Brand ambassadors should be the focus of your internal comms strategy. By this, I don’t mean hiring a sole-purpose brand ambassador. Rather, your best brand ambassadors are always your people. And brand ambassador strategy done well means a healthy internal culture and an arsenal of staff telling others what your firm’s brand is about in a way that’s authentic.

Use social media

Social media helps bridge the gap between internal and external comms. Encouraging your firm’s culture through social media is another way to empower through shared celebration. Similar to the way influencer marketing works, this can help build positive momentum by humanising your brand through its people.

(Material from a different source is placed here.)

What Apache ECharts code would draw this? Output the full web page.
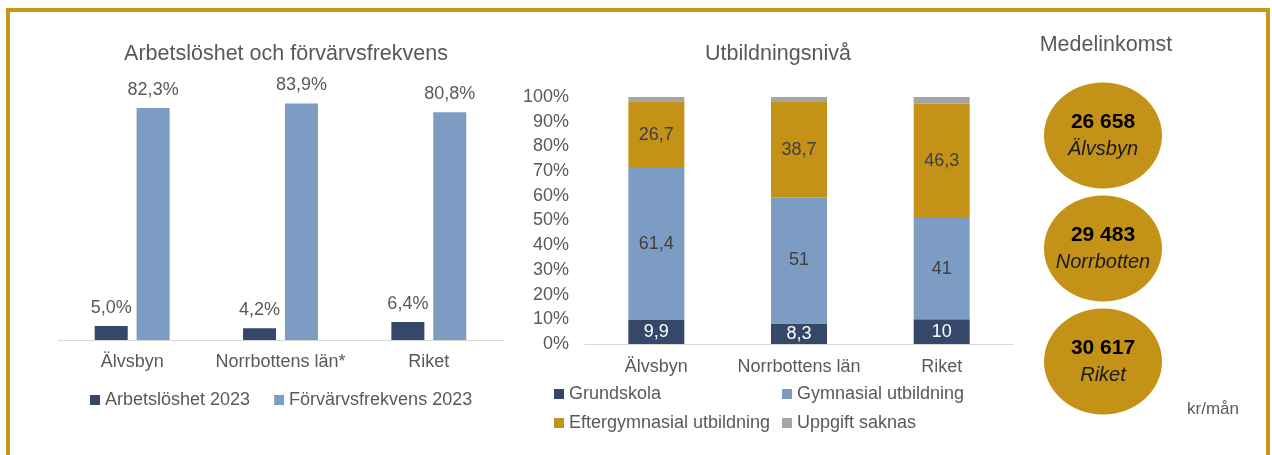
<!DOCTYPE html>
<html>
<head>
<meta charset="utf-8">
<script src="https://cdn.jsdelivr.net/npm/echarts@6/dist/echarts.min.js"></script>
<style>
    html, body { margin: 0; padding: 0; background: #fff; }
    #chart { position: absolute; left: 0; top: 0; width: 1272px; height: 455px; }
    #frame {
        position: absolute; left: 6px; top: 8px; width: 1256px; height: 460px;
        border: 4px solid #C8961C; border-bottom: none; pointer-events: none;
    }
</style>
</head>
<body>
<div id="chart"></div>
<div id="frame"></div>
<script>
// left chart: unemployment / employment rate
const regions = ['Älvsbyn', 'Norrbottens län*', 'Riket'];
const unemployment = [5.0, 4.2, 6.4];
const employment = [82.3, 83.9, 80.8];

// middle chart: education level (%)
const eduRegions = ['Älvsbyn', 'Norrbottens län', 'Riket'];
const grundskola = [9.9, 8.3, 10];
const gymnasial = [61.4, 51, 41];
const eftergymnasial = [26.7, 38.7, 46.3];
const saknas = [2.0, 2.0, 2.7];

// right: mean income kr/mån
const incomeNames = ['Älvsbyn', 'Norrbotten', 'Riket'];
const income = [26658, 29483, 30617];

const FONT = '"Liberation Sans", Arial, sans-serif';
const GREY = '#595959';
const NAVY = '#36486A';
const BLUE = '#7C9CC3';
const GOLD = '#C59218';
const LIGHTGREY = '#A5A5A5';

const pct = v => v.toFixed(1).replace('.', ',') + '%';
const comma = v => String(v).replace('.', ',');
const thousands = v => String(v).replace(/\B(?=(\d{3})+(?!\d))/g, ' ');

const chart = echarts.init(document.getElementById('chart'));

const titleStyle = { fontFamily: FONT, fontSize: 21.5, fontWeight: 'normal', color: GREY };
const legendText = { fontFamily: FONT, fontSize: 18, color: GREY };
const eduLabel = (color) => ({
    show: true, position: 'inside', fontFamily: FONT, fontSize: 18, color: color,
    formatter: p => comma(p.value)
});

chart.setOption({
    animation: false,
    textStyle: { fontFamily: FONT },
    title: [
        { text: 'Arbetslöshet och förvärvsfrekvens', left: 281, top: 38, textAlign: 'center', textStyle: titleStyle },
        { text: 'Utbildningsnivå', left: 773, top: 38, textAlign: 'center', textStyle: titleStyle },
        { text: 'Medelinkomst', left: 1101, top: 29, textAlign: 'center', textStyle: titleStyle },
        { text: 'kr/mån', left: 1208, top: 396, textAlign: 'center',
          textStyle: { fontFamily: FONT, fontSize: 17, fontWeight: 'normal', color: GREY } }
    ],
    legend: [
        {
            data: ['Arbetslöshet 2023', 'Förvärvsfrekvens 2023'],
            left: 85, top: 386, itemWidth: 10, itemHeight: 10, itemGap: 24,
            icon: 'rect', textStyle: legendText, selectedMode: false
        },
        {
            data: ['Grundskola', 'Eftergymnasial utbildning'],
            orient: 'vertical', left: 549, top: 380, itemWidth: 10, itemHeight: 10, itemGap: 11,
            icon: 'rect', textStyle: legendText, selectedMode: false
        },
        {
            data: ['Gymnasial utbildning', 'Uppgift saknas'],
            orient: 'vertical', left: 777, top: 380, itemWidth: 10, itemHeight: 10, itemGap: 11,
            icon: 'rect', textStyle: legendText, selectedMode: false
        }
    ],
    grid: [
        { left: 58, width: 445, top: 58, height: 282 },
        { left: 585, width: 428, top: 97, height: 247 },
        { left: 1044, width: 118, top: 79, height: 339 }
    ],
    xAxis: [
        {
            gridIndex: 0, type: 'category', data: regions,
            axisLine: { lineStyle: { color: '#D9D9D9' } }, axisTick: { show: false },
            axisLabel: { fontFamily: FONT, fontSize: 18, color: GREY, margin: 13, interval: 0 }
        },
        {
            gridIndex: 1, type: 'category', data: eduRegions,
            axisLine: { lineStyle: { color: '#D9D9D9' } }, axisTick: { show: false },
            axisLabel: { fontFamily: FONT, fontSize: 18, color: GREY, margin: 14, interval: 0 }
        },
        { gridIndex: 2, type: 'value', min: -1, max: 1, show: false }
    ],
    yAxis: [
        { gridIndex: 0, type: 'value', min: 0, max: 100, show: false },
        {
            gridIndex: 1, type: 'value', min: 0, max: 100, interval: 10,
            axisLine: { show: false }, axisTick: { show: false }, splitLine: { show: false },
            axisLabel: { fontFamily: FONT, fontSize: 18, color: GREY, margin: 16, formatter: '{value}%' }
        },
        { gridIndex: 2, type: 'category', data: incomeNames, inverse: true, show: false }
    ],
    series: [
        {
            name: 'Arbetslöshet 2023', type: 'bar', xAxisIndex: 0, yAxisIndex: 0,
            data: unemployment, barWidth: 33, barGap: '27%', itemStyle: { color: NAVY },
            label: { show: true, position: 'top', distance: 9, fontFamily: FONT, fontSize: 18, color: GREY,
                     formatter: p => pct(p.value) }
        },
        {
            name: 'Förvärvsfrekvens 2023', type: 'bar', xAxisIndex: 0, yAxisIndex: 0,
            data: employment, barWidth: 33, barGap: '27%', itemStyle: { color: BLUE },
            label: { show: true, position: 'top', distance: 9, fontFamily: FONT, fontSize: 18, color: GREY,
                     formatter: p => pct(p.value) }
        },
        {
            name: 'Grundskola', type: 'bar', stack: 'edu', xAxisIndex: 1, yAxisIndex: 1,
            data: grundskola, barWidth: 56, itemStyle: { color: NAVY }, label: eduLabel('#FFFFFF')
        },
        {
            name: 'Gymnasial utbildning', type: 'bar', stack: 'edu', xAxisIndex: 1, yAxisIndex: 1,
            data: gymnasial, barWidth: 56, itemStyle: { color: BLUE }, label: eduLabel('#404040')
        },
        {
            name: 'Eftergymnasial utbildning', type: 'bar', stack: 'edu', xAxisIndex: 1, yAxisIndex: 1,
            data: eftergymnasial, barWidth: 56, itemStyle: { color: GOLD }, label: eduLabel('#404040')
        },
        {
            name: 'Uppgift saknas', type: 'bar', stack: 'edu', xAxisIndex: 1, yAxisIndex: 1,
            data: saknas, barWidth: 56, itemStyle: { color: LIGHTGREY }
        },
        {
            name: 'Medelinkomst', type: 'scatter', xAxisIndex: 2, yAxisIndex: 2,
            data: income.map((v, i) => [0, incomeNames[i], v]),
            symbol: 'circle', symbolSize: [118, 106],
            itemStyle: { color: GOLD, opacity: 1 },
            label: {
                show: true, position: 'inside',
                formatter: p => '{v|' + thousands(p.value[2]) + '}\n{n|' + p.value[1] + '}',
                rich: {
                    v: { fontFamily: FONT, fontSize: 21, fontWeight: 'bold', color: '#000', lineHeight: 27 },
                    n: { fontFamily: FONT, fontSize: 20, fontStyle: 'italic', color: '#1A1A1A', lineHeight: 27 }
                }
            }
        }
    ]
});
</script>
</body>
</html>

Essentially, social media can amplify your brand ambassador strategy. For instance, creating content that your employees want to share on social media can help spread the key messages of your firm.

Know your values

If your firm promotes ethical, environmental or social values, then these values should be lived and breathed right through the organisation, determining everything from the kinds of projects your lawyers work on to the containers your cafe serves coffee in.

But to take it further, another simple way to guide culture through internal comms is to agree with stakeholders across your firm a set of adjectives that describe its values, and then to champion stories of your employees who display those values in their day-to-day work. Key to this will be ensuring those stakeholders are representative of the different levels and functions of work inside your firm so that your agreed values resonate in a meaningful way.

Be human with your staff (especially in times of crisis)

Too often, the first question firms ask in a crisis is “How is the media going to react?” when instead they should first be asking “How are our people going to react?”.

This has an obvious application to crises. For example: just had a bad round of financial reports? Tell your staff first and give them plenty of time to digest and reflect on the news before it goes to the media.

In some cases, crises can lead to positive change. Several law firms have experienced crises off the back of the #MeToo Movement. And when such crises do arise, they prompt firms to question the extent to which internal culture played a role in allowing unacceptable behaviour to take place. Should they experience one, law firms should treat a crisis as an opportunity to revisit and reshape their cultures.

Use tools to integrate multi-jurisdictional firms

Law firms are big organisations, and with cross-jurisdictional mergers and the increasingly global nature of doing business, employees could spend a great deal of time working with people they may never meet in person.

Software tools, tailored to working on projects, are making it easier to work across time-zones and remotely. Getting your firm onto an internal social media system can really help drive employee advocacy and champion the work being done across borders, practice areas and time zones. But if you’re communicating across jurisdictions, do be mindful that you account for local cultures so that all offices feel they are represented by and included in your firm’s overall culture.


Culture is made up of a number of different factors that ultimately determine your reputation. A strong reputation relies upon good internal communications. By dedicating time and resources to internal communications, law firms can rise up the ranks and make a real long-term difference to the way they see themselves and are seen by others.